Stated exercise:
All the data below goes into the copy word for word, but the pictures don't.
━━━━━ Information shown ━━━━━
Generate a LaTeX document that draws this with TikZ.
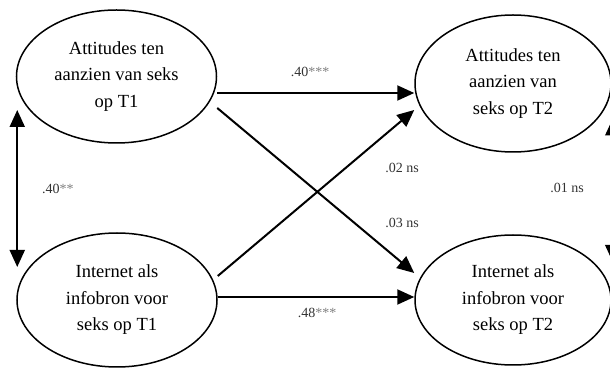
\documentclass[tikz,border=0pt]{standalone}
\usepackage{fontspec}
\setmainfont{Liberation Serif}
\usepackage{xcolor}
\usepackage{tikz}
\usetikzlibrary{shapes.geometric,arrows.meta}
\tikzstyle{var}=[draw, ellipse, line width=.75pt, inner sep=0pt, align=center, font=\fontsize{9.25}{13.25}\selectfont]
\tikzstyle{coef}=[draw=none, inner sep=.2mm, text=black!80, font=\fontsize{7}{8}\selectfont]
\tikzstyle{arr}=[line width=1pt, -{Triangle[length=8.5pt,width=7.5pt]}]
\tikzstyle{dbl}=[line width=1pt, {Triangle[length=8.5pt,width=7.5pt]}-{Triangle[length=8.5pt,width=7.5pt]}]
\newcommand{\st}[1]{\textcolor{gray}{#1}}

\begin{document}
\begin{tikzpicture}[x=.5pt, y=-.5pt]
\useasboundingbox (0,0) rectangle (610,368);
\node[var, minimum width=100pt, minimum height=66.5pt] (a1) at (116.5,76.5) {Attitudes ten\\aanzien van seks\\op T1};
\node[var, minimum width=100pt, minimum height=67pt] (i1) at (117,300) {Internet als\\infobron voor\\seks op T1};
\node[var, minimum width=98pt, minimum height=68.5pt] (a2) at (513,83.5) {Attitudes ten\\aanzien van\\seks op T2};
\node[var, minimum width=98pt, minimum height=65pt] (i2) at (513,300) {Internet als\\infobron voor\\seks op T2};
% paden
\coordinate (s1) at ([yshift=-8.25pt]a1.east);
\coordinate (s2) at ([yshift=1.5pt]i1.east);
\draw[arr] (s1) -- (a2.west |- s1);
\draw[arr] (s2) -- (i2.west |- s2);
\draw[arr] ([yshift=-15.75pt]a1.east) -- ([yshift=13.5pt]i2.west);
\draw[arr] ([yshift=12pt]i1.east) -- ([yshift=-13.25pt]a2.west);
\draw[dbl] ([shift={(.75pt,-16.75pt)}]a1.west) -- ([shift={(.5pt,16.5pt)}]i1.west);
\draw[dbl] ([shift={(.5pt,-17.5pt)}]a2.east) -- ([shift={(.5pt,19pt)}]i2.east);
% coefficienten
\node[coef] (c1) at (310,72) {.40\st{***}};
\node[coef] (c2) at (317,313) {.48\st{***}};
\node[coef] (c3) at (402,168) {.02 ns};
\node[coef] (c4) at (402,223) {.03 ns};
\node[coef] (c5) at (567,188) {.01 ns};
\node[coef] (c6) at (58,189) {.40\st{**}};
\end{tikzpicture}
\end{document}
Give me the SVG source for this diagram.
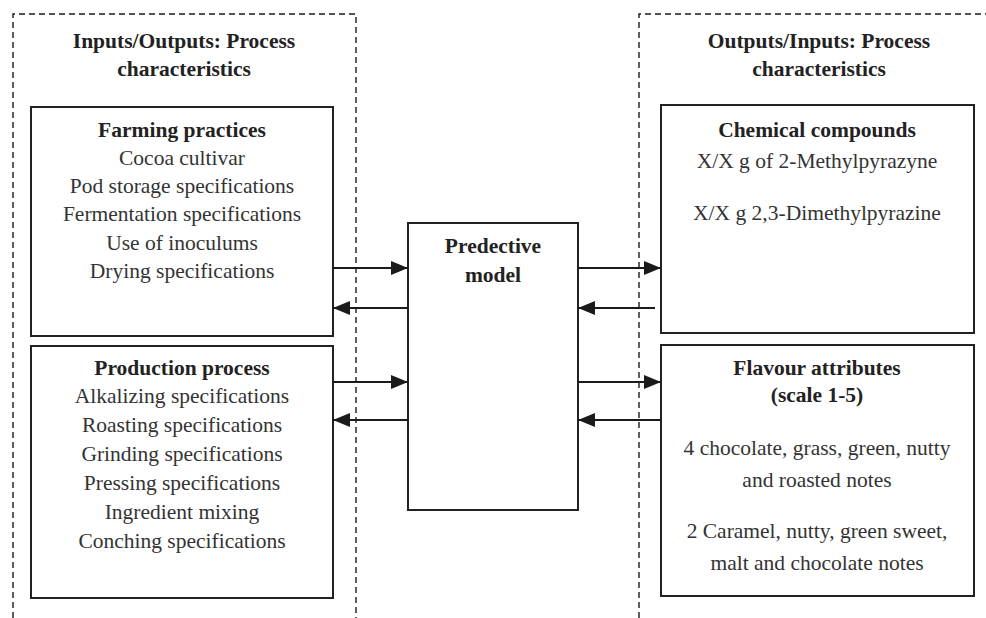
━━━━━
Response below:
Generate a LaTeX document that draws this with TikZ.
\documentclass[tikz,border=0pt]{standalone}
\usepackage{fontspec}
\setmainfont{Liberation Serif}
\usepackage{xcolor}
\usepackage{tikz}
\usetikzlibrary{shapes.geometric,arrows.meta}
\tikzstyle{var}=[draw, ellipse, line width=.75pt, inner sep=0pt, align=center, font=\fontsize{9.25}{13.25}\selectfont]
\tikzstyle{coef}=[draw=none, inner sep=.2mm, text=black!80, font=\fontsize{7}{8}\selectfont]
\tikzstyle{arr}=[line width=1pt, -{Triangle[length=8.5pt,width=7.5pt]}]
\tikzstyle{dbl}=[line width=1pt, {Triangle[length=8.5pt,width=7.5pt]}-{Triangle[length=8.5pt,width=7.5pt]}]
\newcommand{\st}[1]{\textcolor{gray}{#1}}

\begin{document}
\begin{tikzpicture}[x=.5pt, y=-.5pt]
\useasboundingbox (0,0) rectangle (610,368);
\node[var, minimum width=100pt, minimum height=66.5pt] (a1) at (116.5,76.5) {Attitudes ten\\aanzien van seks\\op T1};
\node[var, minimum width=100pt, minimum height=67pt] (i1) at (117,300) {Internet als\\infobron voor\\seks op T1};
\node[var, minimum width=98pt, minimum height=68.5pt] (a2) at (513,83.5) {Attitudes ten\\aanzien van\\seks op T2};
\node[var, minimum width=98pt, minimum height=65pt] (i2) at (513,300) {Internet als\\infobron voor\\seks op T2};
% paden
\coordinate (s1) at ([yshift=-8.25pt]a1.east);
\coordinate (s2) at ([yshift=1.5pt]i1.east);
\draw[arr] (s1) -- (a2.west |- s1);
\draw[arr] (s2) -- (i2.west |- s2);
\draw[arr] ([yshift=-15.75pt]a1.east) -- ([yshift=13.5pt]i2.west);
\draw[arr] ([yshift=12pt]i1.east) -- ([yshift=-13.25pt]a2.west);
\draw[dbl] ([shift={(.75pt,-16.75pt)}]a1.west) -- ([shift={(.5pt,16.5pt)}]i1.west);
\draw[dbl] ([shift={(.5pt,-17.5pt)}]a2.east) -- ([shift={(.5pt,19pt)}]i2.east);
% coefficienten
\node[coef] (c1) at (310,72) {.40\st{***}};
\node[coef] (c2) at (317,313) {.48\st{***}};
\node[coef] (c3) at (402,168) {.02 ns};
\node[coef] (c4) at (402,223) {.03 ns};
\node[coef] (c5) at (567,188) {.01 ns};
\node[coef] (c6) at (58,189) {.40\st{**}};
\end{tikzpicture}
\end{document}
Give me the SVG source for this diagram.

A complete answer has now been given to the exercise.